The USDA accepted 3.9 million new acres into the Conservation Reserve Program, or CRP, in the latest sign-up period and turned away 600,000 acres.
Interest in the program was so high, a USDA spokesman said, the agency extended the time period to allow farmers to get their applications filed.
A guaranteed return on land is appealing to farmers, especially if the land isn’t well suited for planting crops, said Todd Davis, a senior economist with the American Farm Bureau Federation.
The USDA has about 30 million acres idled under this program at a cost of $1.8 billion per year. The purpose?

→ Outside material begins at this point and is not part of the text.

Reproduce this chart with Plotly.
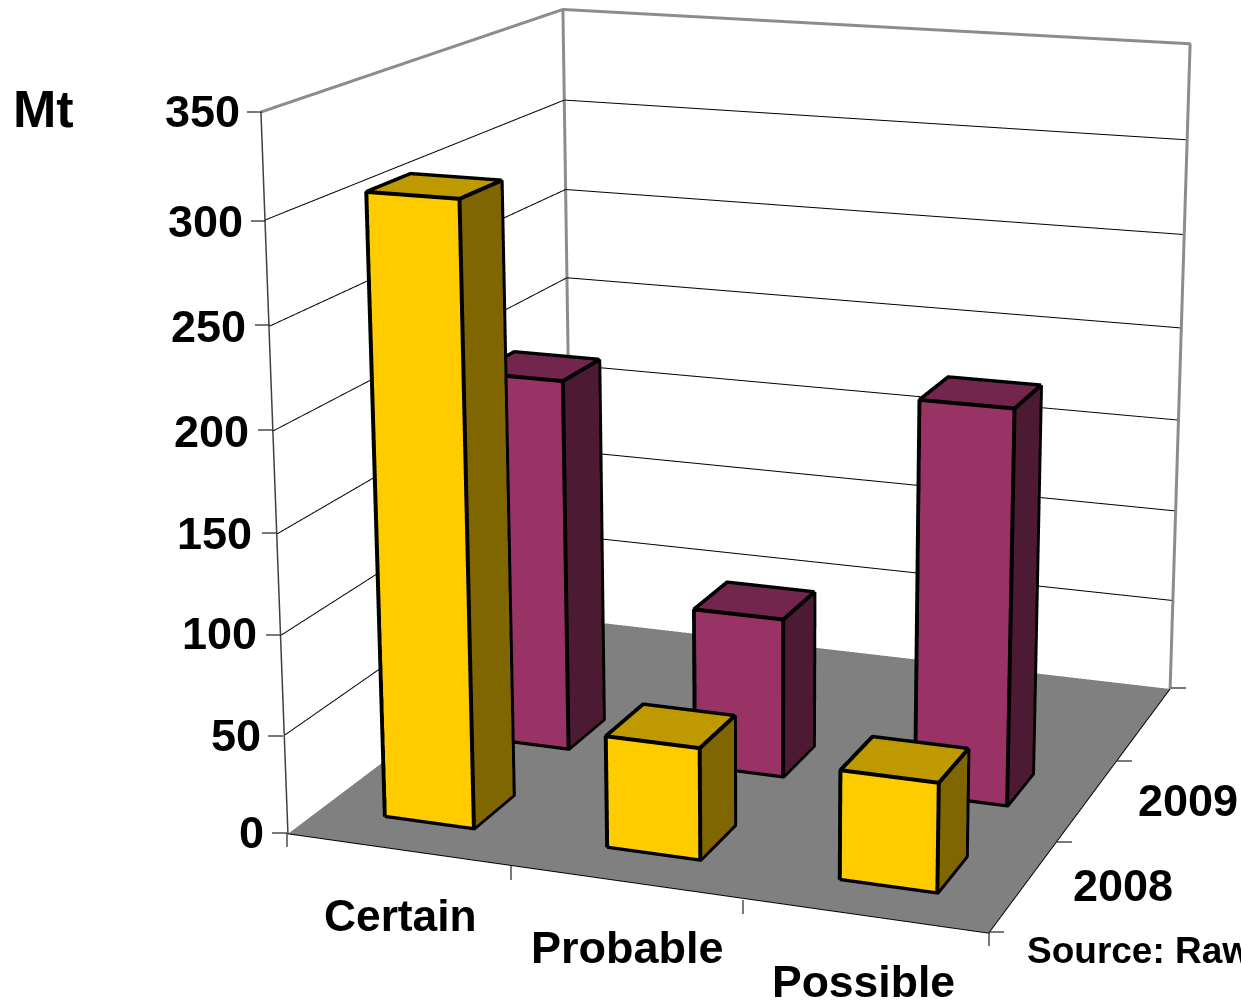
import plotly.graph_objects as go

# ---- data ----
categories = ["Certain", "Probable", "Possible"]
series_names = ["2008", "2009"]
values_2008 = [308.5, 56, 54]
values_2009 = [194.5, 83, 201.5]
value_ticks = [0, 50, 100, 150, 200, 250, 300, 350]
unit_label = "Mt"
source_label = "Source: Raw"

# ---- style ----
# plotly's lens is a fixed 45 degrees; the narrow perspective of this chart needs a page-sized
# viewport larger than the window, positioned so the window shows the right part of it.
FIG_W, FIG_H = 1623, 2843
LEFT_OFFSET, TOP_OFFSET = 0, -1034
FONT = "Liberation Sans"
BAR_LOW, BAR_HIGH = 0.3, 0.7
EPS_XY, EPS_Z = 0.003, 0.6
yellow = dict(front="#FFCC00", side="#806600", top="#BF9900")
purple = dict(front="#993366", side="#4D1A33", top="#73264D")
FLAT = dict(ambient=1, diffuse=0, specular=0, fresnel=0, roughness=1)


def px(x, y):
    return dict(x=(x - LEFT_OFFSET) / FIG_W, y=1 - (y - TOP_OFFSET) / FIG_H, xref="paper", yref="paper")


def label(text, x, y, size=45, anchor="left"):
    return dict(text="<b>%s</b>" % text, showarrow=False, xanchor=anchor, yanchor="middle",
                font=dict(family=FONT, size=size, color="black"), **px(x, y))


def tick(x0, y0, x1, y1):
    a, b = px(x0, y0), px(x1, y1)
    return dict(type="line", xref="paper", yref="paper", x0=a["x"], y0=a["y"], x1=b["x"], y1=b["y"],
                line=dict(color="#303030", width=1.3))


def polyline(points, color, width):
    xs, ys, zs = [], [], []
    for q in points:
        xs.append(q[0] if q else None)
        ys.append(q[1] if q else None)
        zs.append(q[2] if q else None)
    return go.Scatter3d(x=xs, y=ys, z=zs, mode="lines", line=dict(color=color, width=width),
                        hoverinfo="skip", showlegend=False)


def bar_traces(i, j, value, col):
    x0, x1 = i + BAR_LOW, i + BAR_HIGH
    y0, y1 = j + BAR_LOW, j + BAR_HIGH
    v = [(x0, y0, 0), (x1, y0, 0), (x1, y1, 0), (x0, y1, 0),
         (x0, y0, value), (x1, y0, value), (x1, y1, value), (x0, y1, value)]
    faces = [((0, 1, 5), col["front"]), ((0, 5, 4), col["front"]),
             ((1, 2, 6), col["side"]), ((1, 6, 5), col["side"]),
             ((4, 5, 6), col["top"]), ((4, 6, 7), col["top"])]
    mesh = go.Mesh3d(x=[q[0] for q in v], y=[q[1] for q in v], z=[q[2] for q in v],
                     i=[f[0][0] for f in faces], j=[f[0][1] for f in faces], k=[f[0][2] for f in faces],
                     facecolor=[f[1] for f in faces], flatshading=True, lighting=FLAT,
                     hoverinfo="skip", showscale=False)
    # edges sit a hair in front of the faces so the depth test keeps their full width
    ex0, ex1, ey0, ey1 = x0 - EPS_XY, x1 + EPS_XY, y0 - EPS_XY, y1 + EPS_XY
    zb, zt = EPS_Z, value + EPS_Z
    a = (ex0, ey0, zb); b = (ex1, ey0, zb); c = (ex1, ey1, zb)
    d = (ex0, ey0, zt); e = (ex1, ey0, zt); f = (ex1, ey1, zt); g = (ex0, ey1, zt)
    edges = polyline([a, b, e, d, a, None, b, c, f, e, None, d, g, f], "black", 8)
    return [mesh, edges]


nx, ny, zmax = len(categories), 3, value_ticks[-1]
traces = [go.Mesh3d(x=[0, nx, nx, 0], y=[0, 0, ny, ny], z=[0, 0, 0, 0], i=[0, 0], j=[1, 2], k=[2, 3],
                    color="#808080", flatshading=True, lighting=FLAT, hoverinfo="skip", showscale=False)]
for j, (vals, col) in enumerate([(values_2008, yellow), (values_2009, purple)]):
    for i, val in enumerate(vals):
        traces += bar_traces(i, j, val, col)

grid = []
for t in value_ticks[1:-1]:
    grid += [(0, 0, t), (0, ny, t), (nx, ny, t), None]
traces.append(polyline(grid, "black", 2))
traces.append(polyline([(0, 0, zmax), (0, ny, zmax), (nx, ny, zmax), (nx, ny, 0), None,
                        (0, ny, 0), (0, ny, zmax)], "#8C8C8C", 6))
traces.append(polyline([(0, 0, 0), (0, 0, zmax)], "#404040", 3))
traces.append(polyline([(0, 0, 0), (nx, 0, 0), (nx, ny, 0)], "black", 2))

fig = go.Figure(traces)

axis = dict(visible=False, showbackground=False, showgrid=False, zeroline=False, showticklabels=False,
            showline=False, showspikes=False, title="")
annots = [label(unit_label, 11, 109, 52)]
z_label_pos = {350: (242, 111), 300: (245, 221), 250: (248, 327), 200: (251, 431),
               150: (254, 533), 100: (259, 633), 50: (263, 735), 0: (266, 832)}
for t in value_ticks:
    annots.append(label(str(t), z_label_pos[t][0], z_label_pos[t][1], 45, "right"))
for name, (x, y), s in zip(categories, [(322, 915), (529, 948), (770, 981)], [44.3, 45, 44.5]):
    annots.append(label(name, x, y, s))
for name, (x, y) in zip(series_names, [(1071, 885), (1136, 800)]):
    annots.append(label(name, x, y, 45))
annots.append(label(source_label, 1025, 950, 37))

tick_shapes = [tick(x - 15, y, x, y) for x, y in
               [(262, 112), (266, 221), (270, 325), (273, 430), (277, 533), (281, 635), (283, 736), (287, 833)]]
tick_shapes += [tick(x, y, x, y + 14) for x, y in [(287, 833), (511, 866), (743, 900), (989, 932)]]
tick_shapes += [tick(x, y, x + 15, y) for x, y in [(989, 932), (1057, 842), (1117, 761), (1171, 688)]]

fig.update_layout(
    width=FIG_W, height=FIG_H, margin=dict(l=0, r=0, t=0, b=0), autosize=False,
    paper_bgcolor="white", showlegend=False, hovermode=False,
    annotations=annots, shapes=tick_shapes,
    scene=dict(
        domain=dict(x=[0, 1], y=[0, 1]),
        xaxis=dict(axis, range=[0, nx]),
        yaxis=dict(axis, range=[0, ny]),
        zaxis=dict(axis, range=[0, zmax]),
        aspectmode="manual", aspectratio=dict(x=1.0112, y=1.0, z=1.0123),
        camera=dict(eye=dict(x=1.6426, y=-4.4633, z=1.2856),
                    center=dict(x=0.0461, y=0.1156, z=0.0319),
                    up=dict(x=-0.0034, y=0.0001, z=1),
                    projection=dict(type="perspective")),
        dragmode=False,
    ),
)
post = """
document.documentElement.style.overflow='hidden';
document.body.style.overflow='hidden';
document.body.style.margin='0';
var g=document.getElementById('{plot_id}');
g.style.position='absolute';g.style.left='%dpx';g.style.top='%dpx';
""" % (LEFT_OFFSET, TOP_OFFSET)
fig.write_html("out.html", post_script=post, config=dict(displayModeBar=False))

“By reducing water runoff and sedimentation, CRP protects groundwater and helps improve the condition of lakes, rivers, ponds, and streams,” according to the USDA. “Acreage enrolled in the CRP is planted to resource-conserving vegetative covers, making the program a major contributor to increased wildlife populations in many parts of the country.”
Which seems like a rather expansive interpretation of the USDA’s brief.
We probably overestimate the degree to which we lag the European social welfare states.